Set exercise: Please repeat the records exactly from their first line, finishing at the line containing "plt.rcParams['font.family'] = ['Liberation" and including it.

Dataset entries:
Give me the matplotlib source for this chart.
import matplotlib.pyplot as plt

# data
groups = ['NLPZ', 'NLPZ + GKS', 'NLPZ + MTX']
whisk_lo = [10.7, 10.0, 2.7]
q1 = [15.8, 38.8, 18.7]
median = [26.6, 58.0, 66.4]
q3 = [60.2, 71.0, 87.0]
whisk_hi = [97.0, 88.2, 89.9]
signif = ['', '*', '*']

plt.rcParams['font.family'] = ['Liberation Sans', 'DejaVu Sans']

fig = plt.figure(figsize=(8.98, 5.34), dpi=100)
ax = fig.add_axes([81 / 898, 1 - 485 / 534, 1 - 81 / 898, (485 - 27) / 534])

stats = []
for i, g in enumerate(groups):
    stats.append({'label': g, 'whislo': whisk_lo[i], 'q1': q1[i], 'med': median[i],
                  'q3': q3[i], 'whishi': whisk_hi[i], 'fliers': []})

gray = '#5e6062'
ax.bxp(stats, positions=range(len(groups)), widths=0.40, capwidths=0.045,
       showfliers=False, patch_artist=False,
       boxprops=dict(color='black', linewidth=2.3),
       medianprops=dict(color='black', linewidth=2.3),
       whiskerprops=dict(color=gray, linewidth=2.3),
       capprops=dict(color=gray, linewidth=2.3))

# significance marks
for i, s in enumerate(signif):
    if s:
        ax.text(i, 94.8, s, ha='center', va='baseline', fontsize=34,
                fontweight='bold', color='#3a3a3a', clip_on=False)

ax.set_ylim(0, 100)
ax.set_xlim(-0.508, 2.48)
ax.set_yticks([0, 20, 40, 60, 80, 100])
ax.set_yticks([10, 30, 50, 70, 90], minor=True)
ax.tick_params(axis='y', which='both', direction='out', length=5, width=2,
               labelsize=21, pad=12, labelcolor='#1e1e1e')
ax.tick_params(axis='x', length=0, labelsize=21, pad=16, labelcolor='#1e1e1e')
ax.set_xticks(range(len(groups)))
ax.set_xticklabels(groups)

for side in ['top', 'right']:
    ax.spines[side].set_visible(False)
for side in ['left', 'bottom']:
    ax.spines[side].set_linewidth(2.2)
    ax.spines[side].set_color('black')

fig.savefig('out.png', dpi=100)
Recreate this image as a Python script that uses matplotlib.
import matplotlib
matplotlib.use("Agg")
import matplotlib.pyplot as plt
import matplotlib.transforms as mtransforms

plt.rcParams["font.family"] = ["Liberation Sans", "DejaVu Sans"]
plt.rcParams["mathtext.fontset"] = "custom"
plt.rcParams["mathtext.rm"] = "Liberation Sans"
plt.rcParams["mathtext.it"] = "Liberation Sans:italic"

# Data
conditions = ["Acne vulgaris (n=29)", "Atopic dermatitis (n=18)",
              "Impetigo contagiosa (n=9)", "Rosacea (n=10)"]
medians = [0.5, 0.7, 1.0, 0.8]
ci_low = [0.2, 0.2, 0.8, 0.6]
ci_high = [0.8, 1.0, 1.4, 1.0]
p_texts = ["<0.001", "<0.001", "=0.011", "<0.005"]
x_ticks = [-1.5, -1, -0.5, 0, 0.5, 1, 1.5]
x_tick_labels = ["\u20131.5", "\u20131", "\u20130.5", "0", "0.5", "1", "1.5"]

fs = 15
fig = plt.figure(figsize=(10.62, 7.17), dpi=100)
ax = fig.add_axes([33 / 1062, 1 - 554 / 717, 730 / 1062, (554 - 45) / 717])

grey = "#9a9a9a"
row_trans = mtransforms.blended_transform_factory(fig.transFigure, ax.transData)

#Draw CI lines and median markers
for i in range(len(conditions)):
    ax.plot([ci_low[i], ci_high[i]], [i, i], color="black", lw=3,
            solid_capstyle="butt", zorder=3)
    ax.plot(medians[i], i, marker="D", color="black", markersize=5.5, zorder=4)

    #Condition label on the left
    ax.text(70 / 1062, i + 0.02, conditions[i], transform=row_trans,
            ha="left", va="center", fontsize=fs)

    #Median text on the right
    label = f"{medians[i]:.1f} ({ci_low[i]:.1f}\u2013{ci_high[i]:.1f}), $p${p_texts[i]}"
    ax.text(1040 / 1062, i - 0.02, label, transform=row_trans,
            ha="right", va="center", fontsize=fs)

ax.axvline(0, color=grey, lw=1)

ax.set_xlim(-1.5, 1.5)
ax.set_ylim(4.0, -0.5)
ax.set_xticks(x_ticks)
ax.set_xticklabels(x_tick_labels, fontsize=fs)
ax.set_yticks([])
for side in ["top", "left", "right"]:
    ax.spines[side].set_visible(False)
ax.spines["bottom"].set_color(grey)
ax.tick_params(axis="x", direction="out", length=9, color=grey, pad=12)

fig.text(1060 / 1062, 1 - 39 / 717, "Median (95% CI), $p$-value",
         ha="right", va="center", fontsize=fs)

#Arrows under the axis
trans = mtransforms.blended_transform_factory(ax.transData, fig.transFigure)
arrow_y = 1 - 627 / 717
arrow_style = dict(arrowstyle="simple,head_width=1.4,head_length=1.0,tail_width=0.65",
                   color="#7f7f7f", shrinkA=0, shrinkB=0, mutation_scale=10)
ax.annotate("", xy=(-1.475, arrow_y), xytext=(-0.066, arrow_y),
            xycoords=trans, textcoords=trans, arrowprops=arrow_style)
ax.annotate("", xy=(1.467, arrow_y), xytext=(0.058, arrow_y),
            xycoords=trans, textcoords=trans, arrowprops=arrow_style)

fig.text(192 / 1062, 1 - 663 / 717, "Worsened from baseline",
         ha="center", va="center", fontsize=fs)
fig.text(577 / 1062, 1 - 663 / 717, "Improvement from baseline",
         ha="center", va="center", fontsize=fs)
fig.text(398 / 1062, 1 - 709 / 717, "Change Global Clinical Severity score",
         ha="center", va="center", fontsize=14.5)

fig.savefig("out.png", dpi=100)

Written solution:
Give me the matplotlib source for this chart.
import matplotlib.pyplot as plt

# data
groups = ['NLPZ', 'NLPZ + GKS', 'NLPZ + MTX']
whisk_lo = [10.7, 10.0, 2.7]
q1 = [15.8, 38.8, 18.7]
median = [26.6, 58.0, 66.4]
q3 = [60.2, 71.0, 87.0]
whisk_hi = [97.0, 88.2, 89.9]
signif = ['', '*', '*']

plt.rcParams['font.family'] = ['Liberation Sans', 'DejaVu Sans']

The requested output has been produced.